■ Work required:
Print, word for word, the opening line of the data below and every line after it through the line that contains "type Pt = [number, number];", but not the pictures.
==========
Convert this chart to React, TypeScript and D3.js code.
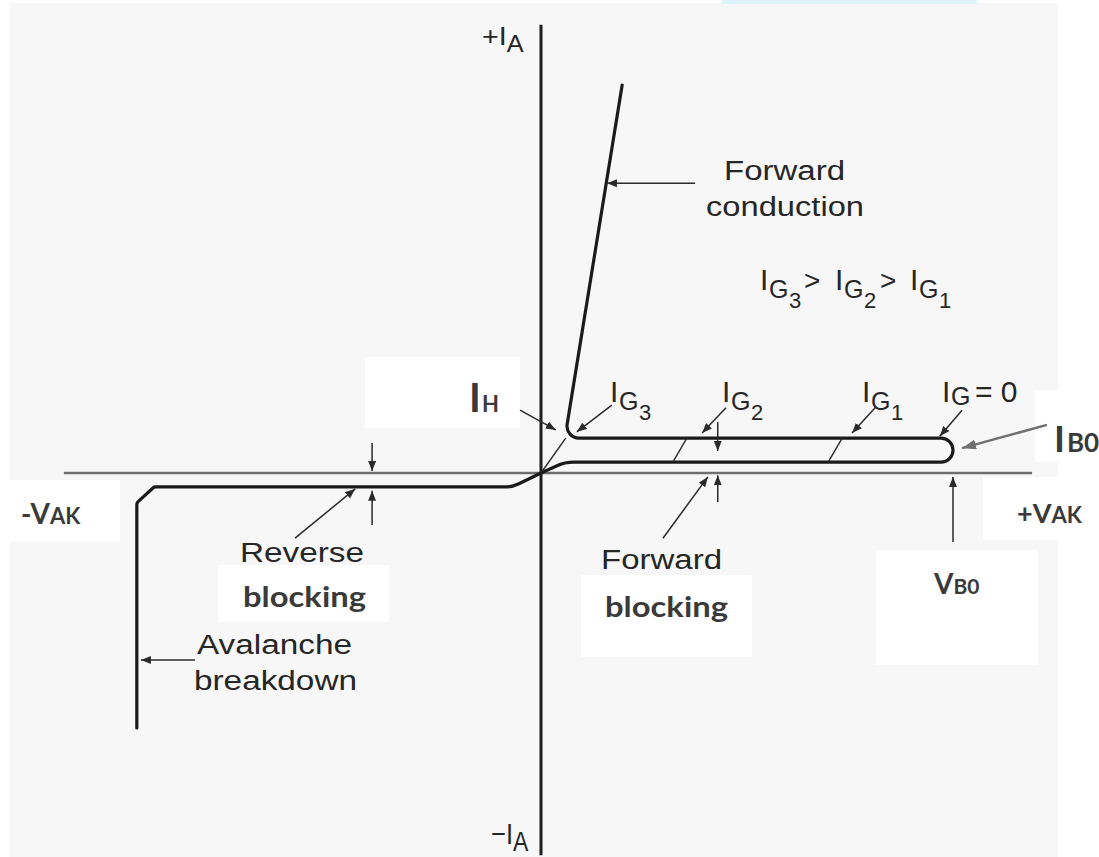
import React from 'react';
import * as d3 from 'd3';

type Pt = [number, number];

// ---- data: V in % of break-over voltage V_B0, I in % of plotted anode current ----
const forwardBranch: Pt[] = [[0, 0], [5.8, 2.8], [100, 2.8], [100, 9.0], [5.8, 9.0], [19.7, 100]];
const reverseBranch: Pt[] = [[0, 0], [-7.0, -3.6], [-93.9, -3.6], [-98.1, -7.7], [-98.1, -65.7]];
const gateTransitions: Pt[][] = [
  [[0, 0], [6.0, 9.0]],
  [[32.0, 2.8], [35.4, 9.0]],
  [[69.7, 2.8], [73.1, 9.0]],
];
const vAxisExtent: Pt = [-115.8, 119.2];
const iAxisExtent: Pt = [-98.5, 115.5];
const gateIndices = ['3', '2', '1'];

// pointer arrows: [from, to]
const pointers: Pt[][] = [
  [[37.4, 74.7], [16.0, 74.7]],   // forward conduction
  [[-5.1, 16.2], [3.6, 11.1]],    // I_H
  [[17.2, 17.5], [8.7, 10.6]],    // I_G3
  [[44.9, 16.8], [39.1, 10.3]],   // I_G2
  [[81.1, 16.8], [75.5, 10.3]],   // I_G1
  [[102.2, 16.2], [96.8, 9.5]],   // I_G = 0
  [[29.6, -16.8], [40.5, -1.0]],  // forward blocking
  [[42.9, -7.5], [42.9, -0.6]],   // forward gap (up)
  [[42.9, 13.1], [42.9, 5.7]],    // forward gap (down)
  [[-59.7, -16.8], [-45.1, -4.1]],// reverse blocking
  [[-41.0, -13.4], [-41.0, -4.6]],// reverse gap (up)
  [[-41.0, 7.7], [-41.0, 0.5]],   // reverse gap (down)
  [[-84.0, -48.2], [-97.1, -48.2]],// avalanche
  [[100, -17.8], [100, -1.0]],    // V_B0
];
const breakOverPointer: Pt[] = [[122.8, 12.4], [102.2, 6.4]]; // I_B0

const x = d3.scaleLinear().domain([0, 100]).range([541, 953]);
const y = d3.scaleLinear().domain([0, 100]).range([473, 85]);

function roundedPath(pts: Pt[], radii: number[]): string {
  const p = d3.path();
  const s = pts.map(([v, i]) => [x(v), y(i)] as Pt);
  p.moveTo(s[0][0], s[0][1]);
  for (let k = 1; k < s.length - 1; k++) {
    p.arcTo(s[k][0], s[k][1], s[k + 1][0], s[k + 1][1], radii[k - 1]);
  }
  const last = s[s.length - 1];
  p.lineTo(last[0], last[1]);
  return p.toString();
}

const HEL = "'Liberation Sans', Arial, sans-serif";
const BOLD = "Lato, 'Open Sans', sans-serif";
const TXT = '#262626';
const BTXT = '#3a3a3a';

function IG({ X, Y, idx }: { X: number; Y: number; idx: string }) {
  return (
    <text fontFamily={HEL} fill={TXT}>
      <tspan x={X - 3} y={Y} fontSize={30}>I</tspan>
      <tspan x={X + 6} y={Y + 8} fontSize={25}>G</tspan>
      <tspan x={X + 26} y={Y + 18} fontSize={22}>{idx}</tspan>
    </text>
  );
}

export default function App() {
  const line = d3.line<Pt>().x((d) => x(d[0])).y((d) => y(d[1]));
  return (
    <svg width={1099} height={857} style={{ position: 'absolute', left: 0, top: 0 }}>
      <defs>
        <marker id="ah" viewBox="0 0 10 8" refX="10" refY="4" markerWidth="10" markerHeight="8" markerUnits="userSpaceOnUse" orient="auto">
          <path d="M0,0 L10,4 L0,8 Z" fill="#2a2a2a" />
        </marker>
        <marker id="ahg" viewBox="0 0 14 10" refX="14" refY="5" markerWidth="14" markerHeight="10" markerUnits="userSpaceOnUse" orient="auto">
          <path d="M0,0 L14,5 L0,10 Z" fill="#707070" />
        </marker>
      </defs>
      <rect x={0} y={0} width={1099} height={857} fill="#ffffff" />
      <rect x={10} y={3} width={1048} height={854} fill="#f7f7f7" />
      <rect x={722} y={0} width={255} height={4} fill="#dff3fa" />

      {/* white label boxes */}
      <rect x={365} y={357} width={155} height={71} fill="#ffffff" />
      <rect x={1035} y={390} width={64} height={72} fill="#ffffff" />
      <rect x={10} y={480} width={110} height={62} fill="#ffffff" />
      <rect x={983} y={477} width={116} height={63} fill="#ffffff" />
      <rect x={876} y={550} width={162} height={115} fill="#ffffff" />
      <rect x={581} y={575} width={171} height={82} fill="#ffffff" />
      <rect x={218} y={565} width={171} height={57} fill="#ffffff" />

      {/* axes */}
      <line x1={x(vAxisExtent[0])} x2={x(vAxisExtent[1])} y1={y(0)} y2={y(0)} stroke="#6e6e6e" strokeWidth={2.5} />
      <line x1={x(0)} x2={x(0)} y1={y(iAxisExtent[1])} y2={y(iAxisExtent[0])} stroke="#1e1e1e" strokeWidth={3} />

      {/* characteristic */}
      <path d={roundedPath(forwardBranch, [40, 12, 12, 12])} fill="none" stroke="#1a1a1a" strokeWidth={3.2} strokeLinejoin="round" strokeLinecap="round" />
      <path d={roundedPath(reverseBranch, [30, 4, 4])} fill="none" stroke="#1a1a1a" strokeWidth={3.2} strokeLinejoin="round" strokeLinecap="round" />
      {gateTransitions.map((g, k) => (
        <path key={k} d={line(g) || ''} fill="none" stroke="#2a2a2a" strokeWidth={1.4} />
      ))}

      {/* pointers */}
      {pointers.map((p, k) => (
        <path key={k} d={line(p) || ''} stroke="#2a2a2a" strokeWidth={1.5} fill="none" markerEnd="url(#ah)" />
      ))}
      <path d={line(breakOverPointer) || ''} stroke="#707070" strokeWidth={2.5} fill="none" markerEnd="url(#ahg)" />

      {/* axis labels */}
      <text fontFamily={HEL} fill={TXT} transform="translate(482,45) scale(1.1,1)">
        <tspan fontSize={26}>+I</tspan>
        <tspan fontSize={23} dy={7}>A</tspan>
      </text>
      <text fontFamily={HEL} fill={TXT} transform="translate(491,844) scale(0.85,1)">
        <tspan fontSize={30}>−I</tspan>
        <tspan fontSize={27} dy={7}>A</tspan>
      </text>

      {/* descriptive labels */}
      <text fontFamily={HEL} fill={TXT} fontSize={27} x={724} y={180} textLength={121} lengthAdjust="spacingAndGlyphs">Forward</text>
      <text fontFamily={HEL} fill={TXT} fontSize={27} x={706} y={216} textLength={158} lengthAdjust="spacingAndGlyphs">conduction</text>
      <text fontFamily={HEL} fill={TXT} fontSize={27} x={240} y={562} textLength={124} lengthAdjust="spacingAndGlyphs">Reverse</text>
      <text fontFamily={HEL} fill={TXT} fontSize={27} x={197} y={654} textLength={155} lengthAdjust="spacingAndGlyphs">Avalanche</text>
      <text fontFamily={HEL} fill={TXT} fontSize={27} x={194} y={690} textLength={163} lengthAdjust="spacingAndGlyphs">breakdown</text>
      <text fontFamily={HEL} fill={TXT} fontSize={27} x={601} y={569} textLength={121} lengthAdjust="spacingAndGlyphs">Forward</text>
      <text fontFamily={BOLD} fontWeight={700} fill={BTXT} fontSize={28} x={243} y={607} textLength={123} lengthAdjust="spacingAndGlyphs">blocking</text>
      <text fontFamily={BOLD} fontWeight={700} fill={BTXT} fontSize={28} x={605} y={617} textLength={123} lengthAdjust="spacingAndGlyphs">blocking</text>

      {/* gate current labels */}
      <IG X={613} Y={402} idx={gateIndices[0]} />
      <IG X={725} Y={402} idx={gateIndices[1]} />
      <IG X={865} Y={402} idx={gateIndices[2]} />
      <text fontFamily={HEL} fill={TXT}>
        <tspan x={942} y={402} fontSize={30}>I</tspan>
        <tspan x={951} y={405} fontSize={25}>G</tspan>
        <tspan x={975} y={402} fontSize={30}>= 0</tspan>
      </text>
      <IG X={763} Y={290} idx={gateIndices[0]} />
      <text x={804} y={290} fontFamily={HEL} fill={TXT} fontSize={28}>&gt;</text>
      <IG X={838} Y={290} idx={gateIndices[1]} />
      <text x={880} y={290} fontFamily={HEL} fill={TXT} fontSize={28}>&gt;</text>
      <IG X={913} Y={290} idx={gateIndices[2]} />

      {/* bold callouts */}
      <text fontFamily={BOLD} fontWeight={700} fill={BTXT}>
        <tspan x={469} y={412} fontSize={40}>I</tspan>
        <tspan x={482} y={412} fontSize={22}>H</tspan>
      </text>
      <text fontFamily={BOLD} fontWeight={700} fill={BTXT}>
        <tspan x={1054} y={452} fontSize={37}>I</tspan>
        <tspan x={1067} y={452} fontSize={26}>B0</tspan>
      </text>
      <text fontFamily={BOLD} fontWeight={700} fill={BTXT} x={21} y={524}>
        <tspan fontSize={28}>-V</tspan>
        <tspan fontSize={22}>AK</tspan>
      </text>
      <text fontFamily={BOLD} fontWeight={700} fill={BTXT} x={1017} y={523}>
        <tspan fontSize={27}>+V</tspan>
        <tspan fontSize={22}>AK</tspan>
      </text>
      <text fontFamily={BOLD} fontWeight={700} fill={BTXT} x={934} y={594}>
        <tspan fontSize={28}>V</tspan>
        <tspan fontSize={21}>B0</tspan>
      </text>
    </svg>
  );
}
==========
■ Task result:
Convert this chart to React, TypeScript and D3.js code.
import React from 'react';
import * as d3 from 'd3';

type Pt = [number, number];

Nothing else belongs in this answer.